He acknowledged meeting with them, but denied having lobbied them improperly about his family's business interests.
And he denied having made a "crass calculation" about how The Sun's endorsement of Cameron's Conservative party before the 2010 elections would affect News Corp.
Dozens of people have been arrested in criminal investigations into phone and e-mail hacking and police bribery, and police asked prosecutors last week to charge at least eight people.
The suspects include at least one journalist and a police officer, the Crown Prosecution Service said, declining to name them.
No charges have been filed, and the Crown Prosecution Service said it did not know when a decision would be made about charges.
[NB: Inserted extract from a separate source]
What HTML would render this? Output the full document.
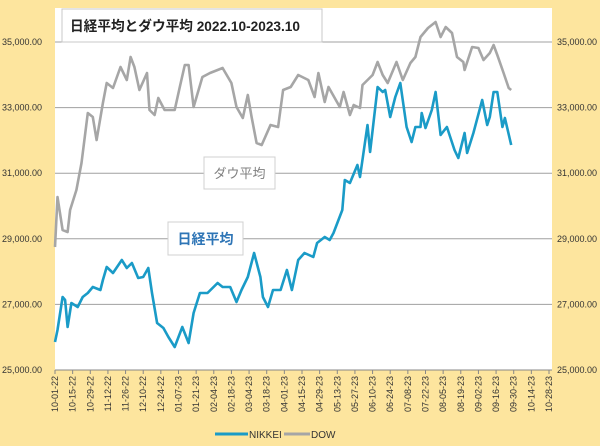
<!DOCTYPE html>
<html><head><meta charset="utf-8">
<style>
html,body{margin:0;padding:0;background:#fde59e;}
svg{display:block;font-family:"Liberation Sans","Noto Sans CJK JP",sans-serif;}
</style></head>
<body>
<svg id="chart" width="600" height="446" viewBox="0 0 600 446">
<rect x="0" y="0" width="600" height="446" fill="#fde59e"/>
<rect x="55" y="8" width="497" height="362" fill="#ffffff"/>
<g id="grid"></g>
<g id="xaxis"></g>
<g id="series"></g>
<g>
<rect x="62" y="9" width="260" height="33" fill="#fff" stroke="#c8c8c8" stroke-width="1"/>
<text x="70" y="31" font-size="14" font-weight="bold" fill="#222" textLength="230" lengthAdjust="spacingAndGlyphs">日経平均とダウ平均 2022.10-2023.10</text>
</g>
<g>
<rect x="204" y="157" width="71" height="32" fill="#fff" stroke="#d0d0d0"/>
<text x="239.5" y="178" font-size="13" fill="#808080" text-anchor="middle">ダウ平均</text>
</g>
<g>
<rect x="168" y="222" width="75" height="33" fill="#fff" stroke="#d0d0d0"/>
<text x="205.5" y="244" font-size="14" font-weight="bold" fill="#2e75b6" text-anchor="middle">日経平均</text>
</g>
<g>
<line x1="215" y1="434" x2="248" y2="434" stroke="#1a9bc7" stroke-width="3"/>
<text x="249" y="438" font-size="10" fill="#333">NIKKEI</text>
<line x1="284" y1="434" x2="310" y2="434" stroke="#a6a6a6" stroke-width="3"/>
<text x="311" y="438" font-size="10" fill="#333">DOW</text>
</g>
</svg>
<script>
const yTicks=[25000,27000,29000,31000,33000,35000];
const xTickLabels=["10-01-22","10-15-22","10-29-22","11-12-22","11-26-22","12-10-22","12-24-22","01-07-23","01-21-23","02-04-23","02-18-23","03-04-23","03-18-23","04-01-23","04-15-23","04-29-23","05-13-23","05-27-23","06-10-23","06-24-23","07-08-23","07-22-23","08-05-23","08-19-23","09-02-23","09-16-23","09-30-23","10-14-23","10-28-23"];
const dowDays=[0,2,6,10,12,17,21,26,30,33,38,41,46,52,57,60,63,67,73,75,79,82,87,95,99,103,106,110,117,123,129,133,140,144,149,153,156,160,164,171,177,181,187,193,201,206,209,214,217,226,229,234,237,242,244,252,256,260,264,271,276,282,286,290,296,302,306,310,315,319,324,325,331,336,340,345,348,351,356,360,362];
const dowValues=[28750,30274,29268,29207,29878,30488,31311,32835,32713,32012,33140,33750,33597,34238,33841,34543,34238,33536,34055,32927,32774,33293,32927,32927,33628,34299,34299,33018,33933,34055,34146,34207,33750,33018,32683,33384,32713,31920,31860,32469,32408,33536,33628,33994,33841,33323,34055,33171,33628,33018,33476,32774,33079,32988,33689,33994,34390,33994,33750,34390,33841,34360,34543,35152,35427,35610,35152,35457,35274,34543,34390,34146,34848,34817,34451,34665,34909,34604,34055,33597,33536];
const nikkeiDays=[0,2,6,8,10,13,18,22,26,30,36,38,41,46,53,57,61,66,70,74,77,81,86,90,95,101,106,110,115,121,129,133,139,144,148,153,158,163,165,169,173,179,184,188,193,198,205,208,214,218,221,228,230,234,240,242,248,250,256,260,262,266,270,274,279,283,286,290,291,294,299,302,306,311,317,320,325,327,332,339,343,345,348,351,355,357,362];
const nikkeiValues=[25853,26219,27225,27134,26311,27042,26920,27225,27347,27530,27439,27744,28140,27957,28354,28110,28262,27805,27835,28110,27347,26433,26280,26006,25701,26311,25823,26738,27347,27347,27652,27530,27530,27073,27439,27835,28567,27835,27225,26920,27439,27439,28049,27439,28354,28567,28445,28871,29054,28963,29176,29878,30793,30701,31250,30884,32469,31646,33628,33476,33536,32713,33323,33750,32408,31951,32408,32408,32835,32378,32927,33476,32165,32408,31707,31463,32226,31616,32226,33232,32469,32713,33476,33476,32408,32683,31860];
const NS="http://www.w3.org/2000/svg";
const X0=55,PX_PER_DAY=494/392;
const xScale=d=>X0+d*PX_PER_DAY;
const yScale=v=>370-(v-25000)*(328/10000);
function mk(tag,attrs,parent){const e=document.createElementNS(NS,tag);for(const k in attrs)e.setAttribute(k,attrs[k]);parent.appendChild(e);return e;}
const grid=document.getElementById('grid');
yTicks.forEach(v=>{
  const y=yScale(v);
  const ln=mk('line',{x1:X0,x2:552,y1:y,y2:y,stroke:'#a0a0a0','stroke-width':1},grid);
  
  
  const s=v.toLocaleString('en-US')+'.00';
  const tl=mk('text',{x:2,y:y+3,'font-size':9,fill:'#333'},grid);tl.textContent=s;
  
  
  const tr=mk('text',{x:557,y:y+3,'font-size':9,fill:'#333'},grid);tr.textContent=s;
  
  
});
const xa=document.getElementById('xaxis');
const ax=mk('line',{x1:X0,x2:552,y1:370,y2:370,stroke:'#888'},xa);


xTickLabels.forEach((lab,i)=>{
  const x=xScale(i*14);
  const tk=mk('line',{x1:x,x2:x,y1:370,y2:374,stroke:'#888'},xa);
  
  
  const t=mk('text',{x:0,y:0,'font-size':9,fill:'#333','text-anchor':'end',transform:`translate(${x+3},376) rotate(-90)`},xa);
  t.textContent=lab;
  
  
});
const ser=document.getElementById('series');
function line(days,vals,color,name){
  const d=days.map((dd,i)=>(i?'L':'M')+xScale(dd).toFixed(1)+','+yScale(vals[i]).toFixed(1)).join(' ');
  const p=mk('path',{d:d,fill:'none',stroke:color,'stroke-width':2.6,'stroke-linejoin':'round'},ser);
  
  
}
line(dowDays,dowValues,'#a6a6a6','dow-line');
line(nikkeiDays,nikkeiValues,'#1a9bc7','nikkei-line');
</script>
</body></html>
The British government set up the Leveson Inquiry, the independent investigation that summoned the Murdochs, in the wake of the phone-hacking scandal. Two parliamentary committees also are looking into media conduct.
James Murdoch, 39, resigned as chairman of British Sky Broadcasting this month, saying, "I am determined that the interests of BSkyB should not be undermined by matters outside the scope of this company."
Rupert Murdoch testified before lawmakers in July alongside his son.
News Corp. shut down its British Sunday tabloid, The News of the World, last summer after public outrage at the scale of illegal eavesdropping its journalists did in search of stories.
The British lawyer representing dozens of alleged News Corp. phone-hacking victims was in New York last week, exploring options for a U.S. case against the company.
Attorney Mark Lewis said he is representing three or four new clients, one of whom is believed to be a U.S. citizen, who say their phones were hacked while they were on U.S. soil.
There are also many other potential new clients, Lewis said.
"As I've been traveling here," he said, "I've been contacted by many people who've had, so they say, similar problems -- not just hacking but maybe being trailed or have fallen out with some American Murdoch News Corp. company and then found themselves, as they would say, at the wrong end of investigations, the wrong end of information gathered."